INSTRUCTIONS TO FOLLOW
Output the material word for word. Leave each picture out.
::::::
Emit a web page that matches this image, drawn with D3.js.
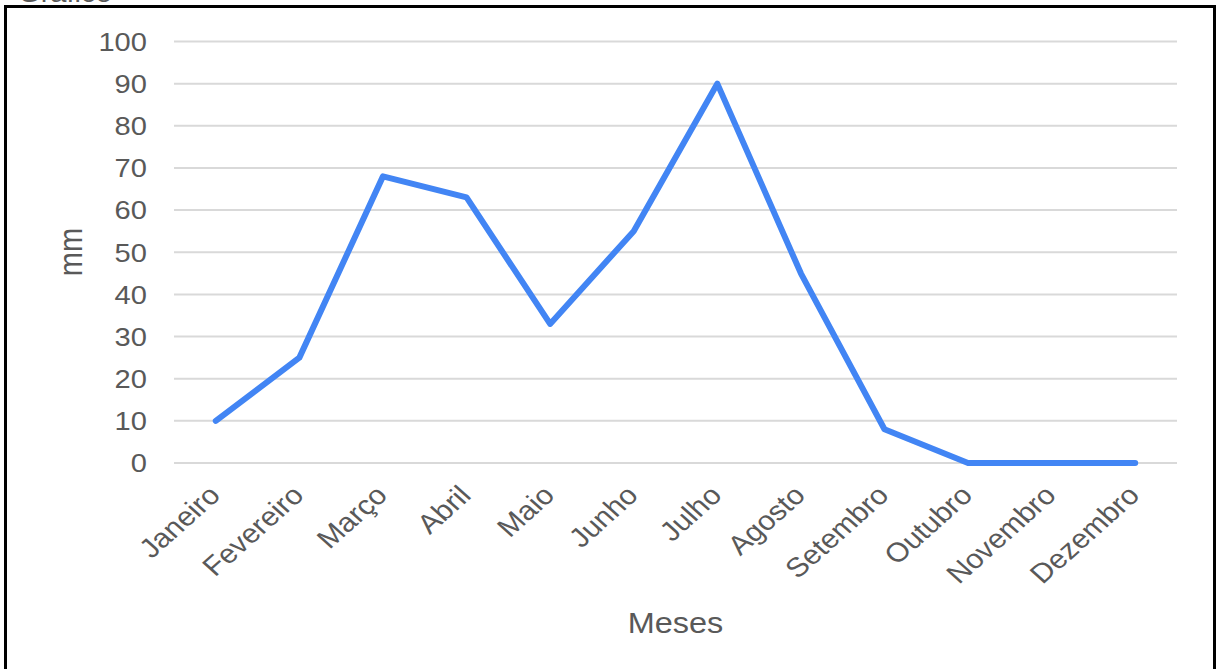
<!DOCTYPE html>
<html>
<head>
<meta charset="utf-8">
<script src="https://cdn.jsdelivr.net/npm/d3@7"></script>
<style>
  html, body { margin: 0; padding: 0; background: #fff; }
  svg { display: block; }
  text { font-family: "Liberation Sans", Arial, sans-serif; fill: #595959; }
</style>
</head>
<body>
<svg id="chart" width="1216" height="669"></svg>
<script>
const months = ["Janeiro","Fevereiro","Março","Abril","Maio","Junho","Julho","Agosto","Setembro","Outubro","Novembro","Dezembro"];
const values = [10, 25, 68, 63, 33, 55, 90, 45, 8, 0, 0, 0];
const yTicks = [0, 10, 20, 30, 40, 50, 60, 70, 80, 90, 100];
const xTitle = "Meses";
const yTitle = "mm";
const topText = "Gráfico";

const sx = 1.12; // horizontal stretch of the reference image
const svg = d3.select("#chart");

// border
svg.append("rect")
  .attr("x", 5.5).attr("y", 6.5)
  .attr("width", 1209).attr("height", 720)
  .attr("fill", "none").attr("stroke", "#000").attr("stroke-width", 3);

// clipped title at top (only its lower edge shows in the reference)
svg.append("text")
  .attr("transform", `translate(18,1.5) scale(${sx},1)`)
  .attr("font-size", 26)
  .text(topText);

const x = d3.scalePoint().domain(months).range([174, 1177]).padding(0.5);
const y = d3.scaleLinear().domain([0, 100]).range([463, 41.5]);

// gridlines
svg.append("g").selectAll("line").data(yTicks).join("line")
  .attr("x1", 174).attr("x2", 1177)
  .attr("y1", d => y(d)).attr("y2", d => y(d))
  .attr("stroke", "#d9d9d9").attr("stroke-width", 2);

// y tick labels
svg.append("g").selectAll("text").data(yTicks).join("text")
  .attr("transform", d => `translate(147,${y(d)}) scale(${sx},1)`)
  .attr("text-anchor", "end")
  .attr("dy", "0.36em")
  .attr("font-size", 26)
  .text(d => d);

// x tick labels
svg.append("g").selectAll("text").data(months).join("text")
  .attr("transform", d => `translate(${x(d) + 6},497) scale(${sx},1) rotate(-45)`)
  .attr("text-anchor", "end")
  .attr("font-size", 27)
  .text(d => d);

// axis titles
svg.append("text")
  .attr("transform", `translate(675.5,633) scale(${sx},1)`)
  .attr("text-anchor", "middle")
  .attr("font-size", 29)
  .text(xTitle);

svg.append("text")
  .attr("transform", `translate(82,252) scale(${sx},1) rotate(-90)`)
  .attr("text-anchor", "middle")
  .attr("font-size", 29)
  .text(yTitle);

// line
const line = d3.line().x((d, i) => x(months[i])).y(d => y(d));
svg.append("path")
  .datum(values)
  .attr("d", line)
  .attr("fill", "none")
  .attr("stroke", "#4285F4")
  .attr("stroke-width", 6)
  .attr("stroke-linejoin", "round")
  .attr("stroke-linecap", "round");
</script>
</body>
</html>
::::::
SOLUTION TO THIS PROBLEM
Emit a web page that matches this image, drawn with D3.js.
<!DOCTYPE html>
<html>
<head>
<meta charset="utf-8">
<script src="https://cdn.jsdelivr.net/npm/d3@7"></script>
<style>
  html, body { margin: 0; padding: 0; background: #fff; }
  svg { display: block; }
  text { font-family: "Liberation Sans", Arial, sans-serif; fill: #595959; }
</style>
</head>
<body>
<svg id="chart" width="1216" height="669"></svg>
<script>
const months = ["Janeiro","Fevereiro","Março","Abril","Maio","Junho","Julho","Agosto","Setembro","Outubro","Novembro","Dezembro"];
const values = [10, 25, 68, 63, 33, 55, 90, 45, 8, 0, 0, 0];
const yTicks = [0, 10, 20, 30, 40, 50, 60, 70, 80, 90, 100];
const xTitle = "Meses";
const yTitle = "mm";
const topText = "Gráfico";

const sx = 1.12; // horizontal stretch of the reference image
const svg = d3.select("#chart");

// border
svg.append("rect")
  .attr("x", 5.5).attr("y", 6.5)
  .attr("width", 1209).attr("height", 720)
  .attr("fill", "none").attr("stroke", "#000").attr("stroke-width", 3);

// clipped title at top (only its lower edge shows in the reference)
svg.append("text")
  .attr("transform", `translate(18,1.5) scale(${sx},1)`)
  .attr("font-size", 26)
  .text(topText);

const x = d3.scalePoint().domain(months).range([174, 1177]).padding(0.5);
const y = d3.scaleLinear().domain([0, 100]).range([463, 41.5]);

// gridlines
svg.append("g").selectAll("line").data(yTicks).join("line")
  .attr("x1", 174).attr("x2", 1177)
  .attr("y1", d => y(d)).attr("y2", d => y(d))
  .attr("stroke", "#d9d9d9").attr("stroke-width", 2);

// y tick labels
svg.append("g").selectAll("text").data(yTicks).join("text")
  .attr("transform", d => `translate(147,${y(d)}) scale(${sx},1)`)
  .attr("text-anchor", "end")
  .attr("dy", "0.36em")
  .attr("font-size", 26)
  .text(d => d);

// x tick labels
svg.append("g").selectAll("text").data(months).join("text")
  .attr("transform", d => `translate(${x(d) + 6},497) scale(${sx},1) rotate(-45)`)
  .attr("text-anchor", "end")
  .attr("font-size", 27)
  .text(d => d);

// axis titles
svg.append("text")
  .attr("transform", `translate(675.5,633) scale(${sx},1)`)
  .attr("text-anchor", "middle")
  .attr("font-size", 29)
  .text(xTitle);

svg.append("text")
  .attr("transform", `translate(82,252) scale(${sx},1) rotate(-90)`)
  .attr("text-anchor", "middle")
  .attr("font-size", 29)
  .text(yTitle);

// line
const line = d3.line().x((d, i) => x(months[i])).y(d => y(d));
svg.append("path")
  .datum(values)
  .attr("d", line)
  .attr("fill", "none")
  .attr("stroke", "#4285F4")
  .attr("stroke-width", 6)
  .attr("stroke-linejoin", "round")
  .attr("stroke-linecap", "round");
</script>
</body>
</html>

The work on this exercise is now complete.